Utah’s Wasatch Front Waste & Recycling District (WFWRD), which oversees waste and recycling collection services to about seven cities in the state, has completed the conversion of its entire fleet of residential collection trucks from using diesel fuel to compressed natural gas (CNG).
The conversion process has been a five-year transition and involved 46 residential collection trucks, both front- loading and side-loading vehicles. The conversion project was completed this past August.
The district’s service area in Utah includes Copperton, Emigration, Kearns, Magna and White City Metro Townships; the cities of Cottonwood Heights, Herriman, Holladay, Millcreek, Taylorsville, and portions of Murray and Sandy; and the unincorporated areas of Salt Lake County.

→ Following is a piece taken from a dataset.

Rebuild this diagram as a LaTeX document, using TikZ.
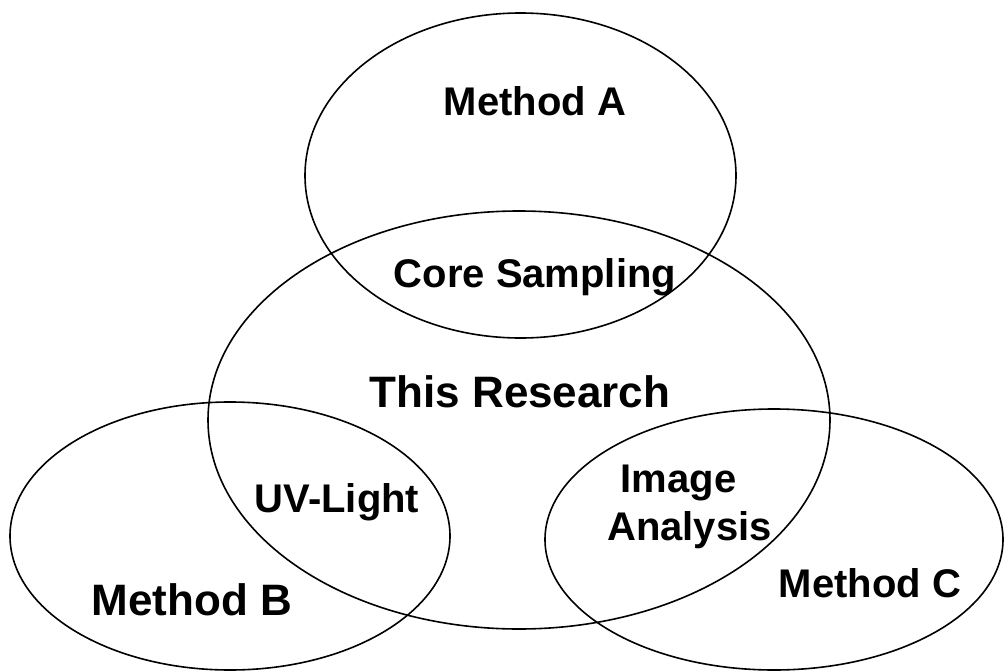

“We service over 82,000 homes every week. This equates to over 1.3 million miles every year,” says Mike Allan, WFWRD deputy director over operations. “By using CNG vehicles, we can dramatically reduce the negative impact to our environment.”
Wasatch Front Waste & Recycling District provides weekly recycling collection services to 200,000 residents in the area.
According to Natural Gas Vehicles of America, CNG vehicles emit 20-29 percent fewer greenhouse gas emissions than comparable gasoline or diesel-fueled vehicles. This means that on an annual basis WFWRD is saving about 4,000 tons of carbon dioxide pollution by using CNG fuel.
Switching to CNG vehicles also works from a financial aspect, says Craig Tischner, Herriman City Councilman and current chair for WFWRD’s Administrative Control Board.
“We are committed to being accountable to our community to provide collection services in a healthy and safe manner. This inspired the District to move to an entirely CNG fleet for its collection vehicles. The past two years have shown a savings of approximately $780,000 in fuel costs since we started using CNG trucks. CNG fuel is less expensive than diesel fuel,” he says.
Pam Roberts, WFWRD executive director, says the replenishment program began in 2011 with the purchase of three collection vehicles. While the first generation of vehicles the District purchased did not have the engine size the district was looking for, since then the CNG-powered vehicles have all met the engine requirements the district was seeking.
Further, Roberts notes that while the cost of the CNG vehicles is around $30,000 more than a conventional diesel truck, the difference in fuel prices more than makes up for the difference between the CNG vehicles and diesel vehicle.
Roberts estimates that it makes up the cost difference in about three years.